= Weela Weela Walya =

Irish children's song

"Weela Weela Walya", also called "Weila Waile", "Wella Wallia" or "The River Saile", is an Irish schoolyard song that tells the story of an infanticide in a light-hearted way. It was popularised in the 1960s by Irish folk bands the Dubliners and the Clancy Brothers.

==Origin==
The song is a variation of a murder ballad called "The Cruel Mother" or "The Greenwood Side" (Child 20, Roud 9), but in an up-tempo version sung by children in the schoolyard. As in several versions of "The Cruel Mother", the woman stabs the baby in the heart using "a penknife long and sharp," but whereas in "The Cruel Mother" the woman is visited by the ghosts of the children she killed, in "Weela Weela Walya" it is "two policeman and a man" (two uniformed police and a detective, or possibly a psychiatrist), who come to her door and arrest her for the murder. Neither this version nor any adult Irish version is found in Child's English and Scottish Popular Ballads, but it is listed in the Roud Folk Song Index. The song was popular with Irish Traveller children. A similar song, "Old Mother Lee", is sung in playgrounds in Liverpool.

The refrain "Weile Weile Waile" (/'wi:ljae 'wi:ljae 'wQ:l.jae/) is a version of the Middle English expression of grief "wellaway!" (Old English wā lā wā, "woe, la!, woe).
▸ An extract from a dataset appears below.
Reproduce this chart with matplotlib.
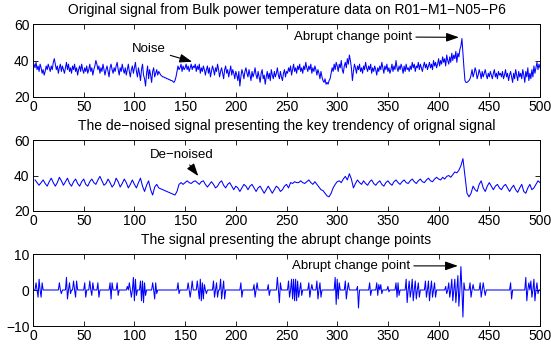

The name "Saile" comes from the Irish word "salach" meaning dirty. It's an alternate name for the river Poddle which runs from the Dublin hills to join the river Liffey. Historically it was used for industry and also an open sewer and was very dirty (Salach).
There are some old stories about a child's body being found in the river. The name Saile may also come from the Irish “sáile” which means salt-water or seawater.

==Performances==
The song was recorded by the Clancy Brothers as "Wella Wallia" on Recorded Live in Ireland (1965), and as "Weila Waile" by the Dubliners on their 1967 album A Drop of the Hard Stuff. It was a popular part of the Dubliners' repertoire for decades, appearing on several of their live albums, and was sung at the funeral of Ronnie Drew in 2008.
Virgin Prunes' singers Guggi and Gavin Friday sang a version of the song in the 1981 video Sons Find Devils, titled "Bernie and Attricia Sing" on the related live album.

==Lyrics==

There was an old woman and she lived in the woods
Weela Weela Walya
There was an old woman and she lived in the woods
Down by the river Saile.

She had a baby three months old
Weela Weela Walya
She had a baby three months old
Down by the river Saile.

She had a penknife long and sharp
Weela Weela Walya
She had a penknife long and sharp
Down by the river Saile.

She stuck the penknife in the baby's heart
Weela Weela Walya
She stuck the penknife in the baby's heart
Down by the river Saile.

Three loud knocks came a'knocking on the door
Weela Weela Walya
Three loud knocks came a'knocking on the door
Down by the river Saile.

Two policemen and a man
Weela Weela Walya
Two policemen and a man
Down by the river Saile.

"Are you the woman that killed the child?"
Weela Weela Walya
"Are you the woman that killed the child?"
Down by the river Saile.

"I am the woman that killed the child"
Weela Weela Walya
"I am the woman that killed the child"
Down by the river Saile.

They took her away and they put her in jail
Weela Weela Walya
They took her away and they put her in jail
Down by the river Saile.

Alternate Ending:
They took her up and strung her by the neck
Weela Weela Walya
They took her up and strung her by the neck
Down by the river Saile.

And that was the end of the woman in the woods
Weela Weela Walya
And that was the end of the woman in the woods
Down by the river Saile.

==In culture==
The song's morbid theme of infanticide, juxtaposed with its childish nature, has made it popular as a cultural reference. It is mentioned in Sebastian Barry's novel Annie Dunne, Hannah Kent's novel The Good People, Bernard MacLaverty 's Grace Notes and Daniel Shortell's novel th!s, and forms a substantial inspiration for the film The Hole in the Ground, which also features Lisa Hannigan's version of the song. The song features in the 2023 film The Miracle Club, where it introduces discussion of abortion experiences. A version of this song is sung by Liam Neeson in the third chapter ("Meal Ticket") of the 2018 American Western anthology film, The Ballad of Buster Scruggs.